I'm not trained in appropriate healing of a caesarean scar, therefore should a mum ask me about hers I don't reply "I'm not trained but it looks fine to me, I wouldn't call your midwife"; instead I call for my colleague or refer to an appropriately qualified professional. Similarly should something I observe or hear during our session lead me to have concerns about an area other than mine - I would tell the mum these indicators led me to believe she should speak to her healthcare provider. The risks of not doing so could be significant, what is to be gained by working outside of your remit?
Lactation is no different. Early incorrect advice and support can have long lasting consequences. Whilst it can be easy to think looking at a few pictures and joining a forum does a tongue tie expert make, like most areas it's only when you begin to learn more do you realise how little you may know.
As I've covered before, the ever shrinking NHS budget for lactation - which is all about lip-service and not about practical help is compounding the problem. Some areas don't have anyone trained, so better to take a punt right?
Except someone not appropriately trained might not notice that whilst the baby can protrude with a small mouth, they are unable to do so with the wide gape required to breastfeeding.
They may have no experience of the typical feeding sequence or patterns that babies with a compromised transfer often display - instead telling the mum to feed more frequently, that the baby just "chooses" to eat frequently or that they need try a new hold.

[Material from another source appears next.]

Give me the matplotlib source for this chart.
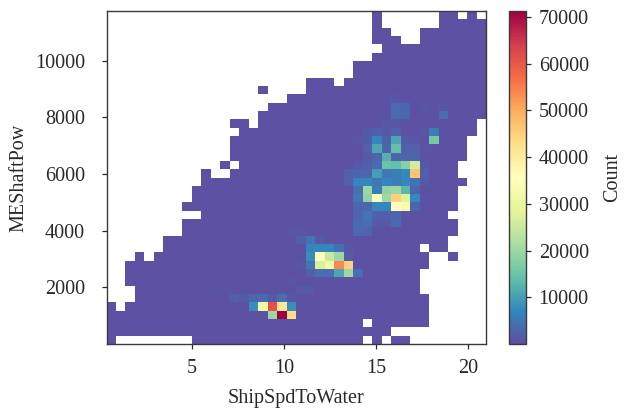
import matplotlib
matplotlib.use("Agg")
import matplotlib.pyplot as plt
import numpy as np

plt.rcParams["font.family"] = ["Liberation Serif", "DejaVu Serif"]

x_range = (0.38, 20.97)
y_range = (0.0, 11756.0)
n_bins = 40
low_count = 300
count_max = 71300

# occupied columns per row, bottom row first, as (first, last) inclusive
row_spans = [
    [(0, 0), (9, 26), (28, 28), (30, 31)],
    [(0, 29)],
    [(0, 26), (28, 33)],
    [(0, 33)],
    [(0, 0), (2, 33)],
    [(3, 33)],
    [(3, 32)],
    [(2, 32)],
    [(2, 32)],
    [(2, 33)],
    [(3, 3), (5, 33), (36, 36)],
    [(6, 32), (34, 35)],
    [(6, 35)],
    [(8, 36)],
    [(8, 36)],
    [(10, 35)],
    [(8, 36)],
    [(9, 36)],
    [(9, 36)],
    [(10, 37)],
    [(10, 10), (13, 36)],
    [(12, 12), (14, 36)],
    [(13, 37)],
    [(13, 37)],
    [(13, 37)],
    [(14, 38)],
    [(13, 14), (16, 38)],
    [(16, 39)],
    [(17, 39)],
    [(19, 39)],
    [(16, 16), (21, 39)],
    [(21, 23), (25, 39)],
    [(26, 39)],
    [(26, 39)],
    [(28, 39)],
    [(29, 39)],
    [(28, 30), (33, 39)],
    [(28, 29), (33, 39)],
    [(28, 28), (35, 39)],
    [(28, 28), (35, 36), (38, 38)],
]

# (row, col, count) for the busy cells, one list per cluster
slow_cluster = [
    (3, 17, 20000), (3, 18, 71000), (3, 19, 43000),
    (4, 15, 8000), (4, 16, 31000), (4, 17, 61000), (4, 18, 41000), (4, 19, 8000),
    (5, 13, 2000), (5, 14, 1500), (5, 15, 3000), (5, 16, 3500), (5, 17, 1500),
    (5, 18, 4000), (5, 19, 1000), (6, 11, 800), (6, 12, 800), (6, 13, 800),
    (7, 19, 1000),
]
mid_cluster = [
    (6, 20, 1500), (6, 21, 1500),
    (8, 21, 2500), (8, 22, 4000), (8, 23, 4000), (8, 24, 11000), (8, 25, 20000),
    (8, 26, 4000),
    (9, 20, 1000), (9, 21, 5000), (9, 22, 27000), (9, 23, 32000), (9, 24, 54000),
    (9, 25, 45000),
    (10, 21, 8000), (10, 22, 36000), (10, 23, 25000), (10, 24, 20000), (10, 25, 1500),
    (11, 21, 7000), (11, 22, 7000), (11, 23, 7000), (11, 24, 4000), (11, 25, 1000),
    (12, 20, 2000), (12, 21, 5000), (12, 22, 1500),
    (13, 19, 1000), (13, 20, 1000),
]
fast_cluster = [
    (13, 26, 3500), (13, 27, 3000),
    (14, 26, 3500), (14, 27, 4000), (14, 28, 1500), (14, 29, 1500), (14, 30, 3500),
    (15, 26, 3000), (15, 27, 5000), (15, 28, 2500), (15, 29, 2000), (15, 30, 3000),
    (16, 26, 3000), (16, 27, 3000), (16, 28, 7000), (16, 29, 7000), (16, 30, 36000),
    (16, 31, 33000), (16, 32, 3000),
    (17, 26, 5000), (17, 27, 19000), (17, 28, 35000), (17, 29, 20000), (17, 30, 45000),
    (17, 31, 28000), (17, 32, 7000),
    (18, 26, 4000), (18, 27, 20000), (18, 28, 6000), (18, 29, 19000), (18, 30, 20000),
    (18, 31, 13000), (18, 32, 3000),
    (19, 25, 2000), (19, 26, 7000), (19, 27, 7000), (19, 28, 5000), (19, 29, 7000),
    (19, 30, 6000), (19, 31, 7000), (19, 32, 4500), (19, 33, 1500),
    (20, 25, 2000), (20, 26, 3000), (20, 27, 3000), (20, 28, 10000), (20, 29, 5000),
    (20, 30, 6000), (20, 31, 7500), (20, 32, 47000), (20, 33, 2000),
    (21, 26, 1500), (21, 27, 2500), (21, 28, 3500), (21, 29, 15000), (21, 30, 14000),
    (21, 31, 18000), (21, 32, 26000), (21, 33, 1500),
    (22, 27, 1500), (22, 28, 3000), (22, 29, 12000), (22, 30, 3000), (22, 31, 3000),
    (22, 32, 3000),
    (23, 27, 2000), (23, 28, 11000), (23, 29, 3000), (23, 30, 14000), (23, 31, 2500),
    (23, 32, 2000), (23, 33, 800), (23, 34, 800),
    (24, 26, 1000), (24, 27, 1500), (24, 28, 7000), (24, 29, 2000), (24, 30, 11000),
    (24, 31, 1500), (24, 32, 1000), (24, 34, 16000),
    (25, 27, 1500), (25, 28, 2000), (25, 29, 1500), (25, 30, 2000), (25, 33, 1000),
    (25, 34, 6000),
    (26, 29, 1500), (26, 30, 1000),
    (27, 30, 3500), (27, 31, 3000), (27, 35, 4000),
    (28, 30, 3500), (28, 31, 3000), (28, 33, 1000), (28, 35, 1000),
    (29, 30, 1000), (30, 29, 800),
]

xticks = [5, 10, 15, 20]
yticks = [2000, 4000, 6000, 8000, 10000]
cticks = [10000, 20000, 30000, 40000, 50000, 60000, 70000]

counts = np.zeros((n_bins, n_bins))
for row, spans in enumerate(row_spans):
    for first, last in spans:
        counts[row, first:last + 1] = low_count
for row, col, value in slow_cluster + mid_cluster + fast_cluster:
    counts[row, col] = value

x_edges = np.linspace(x_range[0], x_range[1], n_bins + 1)
y_edges = np.linspace(y_range[0], y_range[1], n_bins + 1)

W, H = 624, 409
text_color = "#2b2829"
spine_color = "#3a3a3a"

fig = plt.figure(figsize=(W / 100, H / 100), dpi=100)
ax = fig.add_axes([106.5 / W, 1 - 344 / H, (486 - 106.5) / W, (344 - 11) / H])
cax = fig.add_axes([508.5 / W, 1 - 344 / H, 17 / W, (344 - 11) / H])

mesh = ax.pcolormesh(x_edges, y_edges, np.ma.masked_equal(counts, 0),
                     cmap="Spectral_r", vmin=1, vmax=count_max)
ax.set_xlim(*x_range)
ax.set_ylim(*y_range)
ax.set_xticks(xticks)
ax.set_yticks(yticks)
ax.set_xlabel("ShipSpdToWater", fontsize=14.5, color=text_color, labelpad=8.5)
ax.set_ylabel("MEShaftPow", fontsize=14.5, color=text_color, labelpad=4.5)

cbar = fig.colorbar(mesh, cax=cax)
cbar.set_ticks(cticks)
cbar.set_label("Count", fontsize=14.5, color=text_color, labelpad=10.5)

for a in (ax, cax):
    a.tick_params(labelsize=14.5, colors=text_color, length=3.5, width=0.9)
    for spine in a.spines.values():
        spine.set_color(spine_color)
        spine.set_linewidth(1.0)
ax.tick_params(axis="x", pad=7)
ax.tick_params(axis="y", pad=12)
cax.tick_params(axis="y", pad=6)

fig.savefig("out.png", dpi=100)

They may not notice the lack of tongue elevation or peristalsis, or know what a normal suck/swallow pattern is. Just this weekend I was told by a couple that their baby had been found to have a very organised sucking pattern with excellent movement. I asked who had diagnosed this and was told it was her breastfeeding worker, who wasn't trained in tongue tie but had a good idea. In fact the baby had a tongue thrust and a disorganised sucking pattern, with virtually no lateral movement and "snap-back"; rendering him unable to maintain a deep latch and regularly falling off entirely. The incorrect diagnosis simply delayed the parents seeking further help for several weeks, confident things would spontaneously resolve if only they could master the "flipple" or some other "advanced latching technique" *cough*.
They may not have the skills to explore why a mum with oversupply has breasts that haven't appropriately regulated. They may misdiagnose a disorganised swallow pattern (which can result in coughing and spluttering) as an oversupply - often with disastrous consequences if what follows is a technique to reduce it.
They may not have the skills to notice a baby is compensating rather than using his mouth, lips and tongue appropriately - and thus is relying on said oversupply for his calories. Nor understand why that shallow latch results in a baby quickly falling asleep - in their ignorance labelling them lazy. They may not have learnt about all the facial nerves and how skilled feeding is sometimes about more than just positioning and attachment.
They may not realise that quality and composition of the baby's stool, is just as important as the frequency in telling us whether baby is taking a balanced feed.
And what happens when people don't realise things? We move from fact to fiction. This was sent to me by several mums yesterday from a Facebook breastfeeding group. I've removed all the details for privacy reasons, but it's a perfect example of what I hear week in and out at my sessions.
There is so much wrong with this that I alternating between head shaking with a few expletives, and wondering where one "breastfeeding consultant" could pull so much bullshit from.
I can safely say that in the 90 hours of education in human lactation and 1000 practice hours undertaken to qualify as an IBCLC, we never covered the "dainty lazy feeder". Nor was it ever covered in any of the massive text books I ploughed through, but that's probably because they're based on science and evidence rather than woo-woo.
I did start to outline all the ways this showed not only ignorance and a lack of understanding about numerous aspects of lactation and attachment to the breast - but I've given up as I simply don't have several hours spare.
Suffice to say if someone tells you "they're not qualified but" - go home and dig out the number of someone who is.